# All That Twist > Image Corner >  Hurricane Katrina Pictures

## Endurer



----------


## manni9

OMG!!!!
Allah Kher kare,Well i saw some more horribal pics,after the Hurricane.
And Mr. Bush,well he has no idea how to manage any thing!!!!

----------


## Endurer

yeah but that eyewall was horrific man!!!!!!

----------


## Zaheer

Semi Tsunami :S

----------


## Endurer

exactly.. yehi soch raha tha mein

----------


## pinkyraja

astagfirullah

----------


## elektra

hey guys maina pata hai kya suna tha
that america ka soldiers na iraq ma aik khaas jaga pa hammla kiya tha
uss ka theeek 5 min baad katrina a gaee
i hope some of u get the point
 :Embarrassment:

----------


## george

> OMG!!!!
> Allah Kher kare,Well i saw some more horribal pics,after the Hurricane.
> And Mr.

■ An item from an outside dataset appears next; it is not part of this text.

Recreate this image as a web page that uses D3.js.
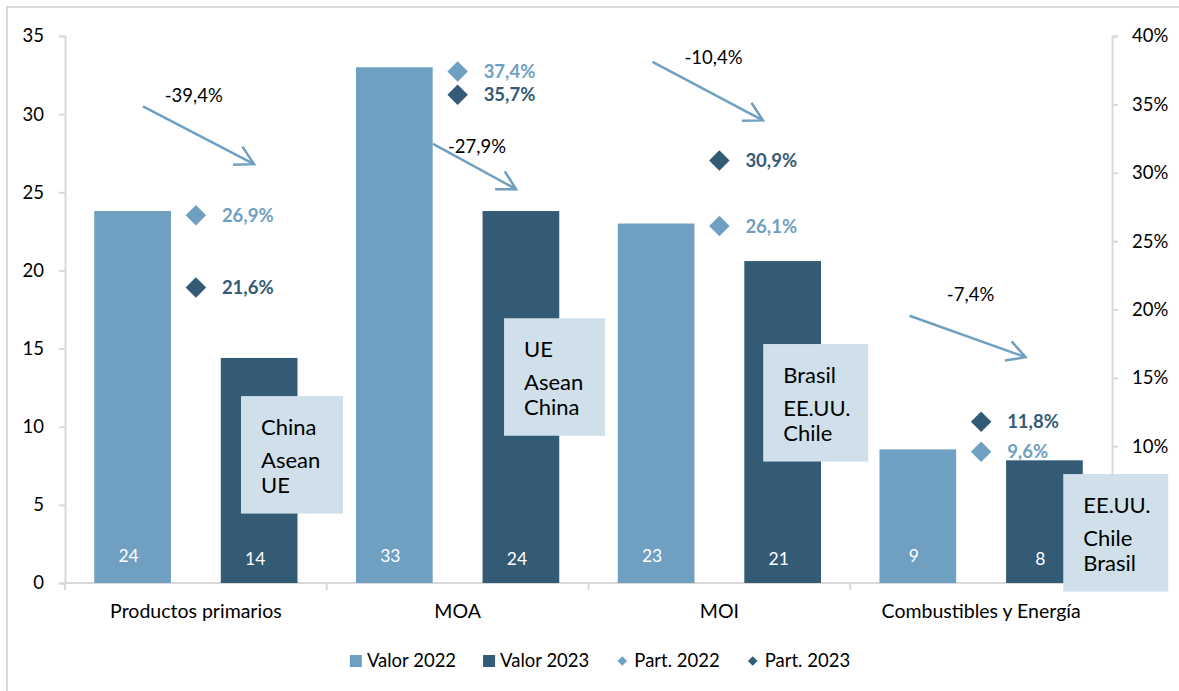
<!DOCTYPE html>
<html>
<head>
<meta charset="utf-8">
<script src="https://cdn.jsdelivr.net/npm/d3@7"></script>
<style>
  html, body { margin: 0; padding: 0; background: #fff; }
  svg { display: block; font-family: Lato, "Open Sans", sans-serif; }
</style>
</head>
<body>
<svg id="chart" width="1179" height="691"></svg>
<script>
// ---------- DATA ----------
const categories = ["Productos primarios", "MOA", "MOI", "Combustibles y Energía"];
const valor2022 = [23.8, 33.0, 23.0, 8.55];
const valor2023 = [14.4, 23.8, 20.6, 7.85];
const part2022 = [0.269, 0.374, 0.261, 0.096];
const part2023 = [0.216, 0.357, 0.309, 0.118];
const changeLabels = ["-39,4%", "-27,9%", "-10,4%", "-7,4%"];
const destinations = [
  ["China", "Asean", "UE"],
  ["UE", "Asean", "China"],
  ["Brasil", "EE.UU.", "Chile"],
  ["EE.UU.", "Chile", "Brasil"]
];
const leftTicks = [0, 5, 10, 15, 20, 25, 30, 35];
// 0% and 5% sit beneath the destination box in the original and are not visible
const rightTicks = [0.10, 0.15, 0.20, 0.25, 0.30, 0.35, 0.40];
const seriesNames = ["Valor 2022", "Valor 2023", "Part. 2022", "Part. 2023"];

// ---------- LAYOUT / STYLE ----------
const colLight = "#6fa0c1";
const colDark = "#345b75";
const colBox = "#cfe0ea";
const colAxis = "#d9d9d9";

// annotation layout (offsets within each category band, heights in left-axis units)
const arrowLayout = [
  { x1: 78, v1: 30.5, x2: 189, v2: 26.8, lx: 128.7, lv: 31.2 },
  { x1: 106.3, v1: 28.1, x2: 189.3, v2: 25.2, lx: 150.3, lv: 27.96 },
  { x1: 64, v1: 33.35, x2: 174.4, v2: 29.6, lx: 125, lv: 33.65 },
  { x1: 59.3, v1: 17.1, x2: 175.3, v2: 14.45, lx: 120.3, lv: 18.43 }
];
const boxLayout = [
  { dx: 176, w: 102, top: 11.96 },
  { dx: 177.3, w: 101, top: 16.94 },
  { dx: 174.7, w: 105, top: 15.29 },
  { dx: 213, w: 105, top: 6.97 }
];
const boxH = 117.5;
const boxLineOffsets = [31, 64, 89];

const svg = d3.select("#chart");

// border
svg.append("rect").attr("x", 7).attr("y", 7).attr("width", 1200).attr("height", 720)
  .attr("fill", "none").attr("stroke", colAxis).attr("stroke-width", 2);

// scales
const x = d3.scaleBand().domain(categories).range([65, 1112]);
const xs = d3.scaleBand().domain(["2022", "2023"]).range([0, x.bandwidth()])
  .paddingInner(0.394).paddingOuter(0.231);
const yL = d3.scaleLinear().domain([0, 35]).range([583, 36]);
const yR = d3.scaleLinear().domain([0, 0.40]).range([583, 36]);

const pctFmt = d3.formatLocale({ decimal: ",", thousands: ".", grouping: [3], currency: ["", ""] });
const fmtTick = pctFmt.format(".0%");
const fmtPart = pctFmt.format(".1%");

// axes
function styleAxis(g) {
  g.selectAll("path.domain").attr("stroke", colAxis).attr("stroke-width", 2);
  g.selectAll(".tick line").attr("stroke", colAxis).attr("stroke-width", 2);
  g.selectAll(".tick text").attr("fill", "#000").attr("font-size", 18.5)
    .attr("font-family", "Lato, sans-serif");
}
svg.append("g").attr("transform", "translate(65,0)")
  .call(d3.axisLeft(yL).tickValues(leftTicks).tickSize(6).tickPadding(15))
  .call(styleAxis);
svg.append("g").attr("transform", "translate(1112,0)")
  .call(d3.axisRight(yR).tickValues(rightTicks).tickFormat(fmtTick).tickSize(6).tickPadding(14))
  .call(styleAxis);

// bottom axis
const xg = svg.append("g");
xg.append("line").attr("x1", 65).attr("x2", 1112).attr("y1", yL(0)).attr("y2", yL(0))
  .attr("stroke", colAxis).attr("stroke-width", 2);
const bounds = categories.map(c => x(c)).concat([x(categories[categories.length - 1]) + x.bandwidth()]);
xg.selectAll("line.tk").data(bounds).join("line").attr("class", "tk")
  .attr("x1", d => d).attr("x2", d => d).attr("y1", yL(0)).attr("y2", yL(0) + 7)
  .attr("stroke", colAxis).attr("stroke-width", 2);
xg.selectAll("text").data(categories).join("text")
  .attr("x", d => x(d) + x.bandwidth() / 2).attr("y", 611).attr("dy", "0.35em")
  .attr("text-anchor", "middle").attr("font-size", 19.5).attr("fill", "#000").text(d => d);

// bars
const barData = [];
categories.forEach((c, i) => {
  barData.push({ c, s: "2022", v: valor2022[i], col: colLight });
  barData.push({ c, s: "2023", v: valor2023[i], col: colDark });
});
svg.append("g").selectAll("rect").data(barData).join("rect")
  .attr("x", d => x(d.c) + xs(d.s)).attr("width", xs.bandwidth())
  .attr("y", d => yL(d.v)).attr("height", d => yL(0) - yL(d.v))
  .attr("fill", d => d.col);
svg.append("g").selectAll("text").data(barData).join("text")
  .attr("x", d => x(d.c) + xs(d.s) + xs.bandwidth() / 2 - 4)
  .attr("y", d => yL(0) - (d.s === "2022" ? 27 : 24)).attr("dy", "0.35em")
  .attr("text-anchor", "middle").attr("font-size", 17.5).attr("fill", "#fff")
  .text(d => Math.round(d.v));

// participation markers
const partData = [];
categories.forEach((c, i) => {
  partData.push({ c, v: part2022[i], col: colLight });
  partData.push({ c, v: part2023[i], col: colDark });
});
const diamond = d3.symbol(d3.symbolSquare, 210);
const pg = svg.append("g");
pg.selectAll("path").data(partData).join("path")
  .attr("d", diamond)
  .attr("transform", d => `translate(${x(d.c) + x.bandwidth() / 2},${yR(d.v)}) rotate(45)`)
  .attr("fill", d => d.col);
pg.selectAll("text").data(partData).join("text")
  .attr("x", d => x(d.c) + x.bandwidth() / 2 + 26).attr("y", d => yR(d.v)).attr("dy", "0.35em")
  .attr("font-size", 18.5).attr("font-weight", 700).attr("fill", d => d.col)
  .text(d => fmtPart(d.v));

// change arrows
const ag = svg.append("g");
categories.forEach((c, i) => {
  const a = arrowLayout[i];
  const x1 = x(c) + a.x1, y1 = yL(a.v1), x2 = x(c) + a.x2, y2 = yL(a.v2);
  const ang = Math.atan2(y2 - y1, x2 - x1);
  const hl = 21, ha = 29 * Math.PI / 180;
  const p1 = [x2 - hl * Math.cos(ang - ha), y2 - hl * Math.sin(ang - ha)];
  const p2 = [x2 - hl * Math.cos(ang + ha), y2 - hl * Math.sin(ang + ha)];
  ag.append("line").attr("x1", x1).attr("y1", y1).attr("x2", x2).attr("y2", y2)
    .attr("stroke", colLight).attr("stroke-width", 2.5);
  ag.append("path").attr("d", `M${p1[0]},${p1[1]}L${x2},${y2}L${p2[0]},${p2[1]}`)
    .attr("fill", "none").attr("stroke", colLight).attr("stroke-width", 2.5);
  ag.append("text").attr("x", x(c) + a.lx).attr("y", yL(a.lv)).attr("dy", "0.35em")
    .attr("text-anchor", "middle").attr("font-size", 18.5).attr("fill", "#000")
    .text(changeLabels[i]);
});

// destination boxes
const bg = svg.append("g");
categories.forEach((c, i) => {
  const b = boxLayout[i];
  const bx = x(c) + b.dx, by = yL(b.top);
  bg.append("rect").attr("x", bx).attr("y", by).attr("width", b.w).attr("height", boxH)
    .attr("fill", colBox);
  destinations[i].forEach((t, j) => {
    bg.append("text").attr("x", bx + 20).attr("y", by + boxLineOffsets[j]).attr("dy", "0.35em")
      .attr("font-size", 22).attr("fill", "#000").text(t);
  });
});

// legend
const lg = svg.append("g");
const legendItems = [
  { name: seriesNames[0], type: "sq", col: colLight },
  { name: seriesNames[1], type: "sq", col: colDark },
  { name: seriesNames[2], type: "di", col: colLight },
  { name: seriesNames[3], type: "di", col: colDark }
];
const ly = 661;
let cx = 0;
legendItems.forEach(it => {
  const g = lg.append("g");
  if (it.type === "sq") {
    g.append("rect").attr("x", 0).attr("y", ly - 6).attr("width", 12).attr("height", 12).attr("fill", it.col);
  } else {
    g.append("path").attr("d", d3.symbol(d3.symbolSquare, 46)())
      .attr("transform", `translate(6,${ly}) rotate(45)`).attr("fill", it.col);
  }
  const tx = it.type === "sq" ? 17 : 18;
  const t = g.append("text").attr("x", tx).attr("y", ly).attr("dy", "0.35em")
    .attr("font-size", 18.5).attr("fill", "#000").text(it.name);
  const w = tx + t.node().getComputedTextLength();
  g.attr("transform", `translate(${cx},0)`);
  cx += w + 27;
});
const total = cx - 27;
lg.attr("transform", `translate(${600 - total / 2},0)`);
</script>
</body>
</html>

Bush,well he has no idea how to manage any thing!!!!


According to the US constitution, it is the responsibility of the states to care for its' people. The Mayor of New Orleans and the Govenor of Louisiana failed to manage the situation. President Bush had to step in and it wasn't until he did that the situation was brought under control. I know. I was there.

-george

----------


## Eternity

:Frown:

----------


## rikpitti

god dont let this happen plz

----------


## TISHA

it is sooooooooooooo sad

----------